Mark Sanford says thanks for the offer, but he refuses to be railroaded. The governor responded to Lt. Governor Andre Bauer, who hours earlier called for Sanford’s resignation.
Bauer said he would give up his own gubernatorial bid if Sanford resigned or was impeached–as long as it happened within one month.Sanford said he has already sent a letter in response to Bauer. “What I say in this letter is that I’m not going to be railroaded out of this office by political opponents who were not fans of mine in the first place. Or to put it another way, what is going on now is pure politics plain and simple.”
Sanford said he would be like “heaven on earth” for him to escape the media blitz that he has faced over the last two months, but he said that he had a lot of good to do for the state during his last year and four months in office. He also insisted again that his travel record speaks for itself.

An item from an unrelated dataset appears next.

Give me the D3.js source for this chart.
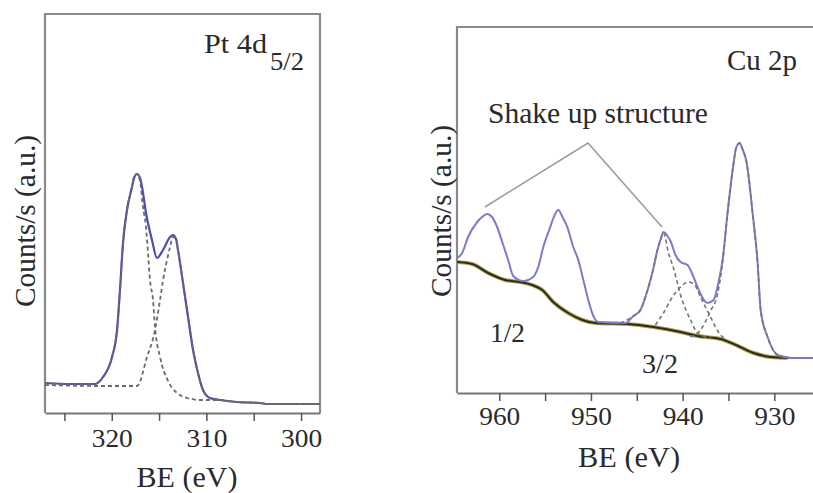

Sandford has said in the past that he has not taken any first-class business trips while in office, and he said that less was spent on his business-class travel than other South Carolina governors have spent. He said he has been looking into some travel expenses on his own.
Bauer said that he will forego his planned run for governor, if Sanford resigns, or if state lawmakers move forward immediately to impeach him. If not, Bauer says he will run. He says he’ll wait one month before announcing. Bauer says if taking himself out of the race helps the state to move forward, then he’s willing to do it.
But the chairman of a state Senate subcommittee looking into Sanford’s travel expenses says he approves of Bauer’s resignation request, calling it a gracious offer.
Senator David Thomas says some members of the House are meeting this weekend to discuss the possibility of impeachment proceedings.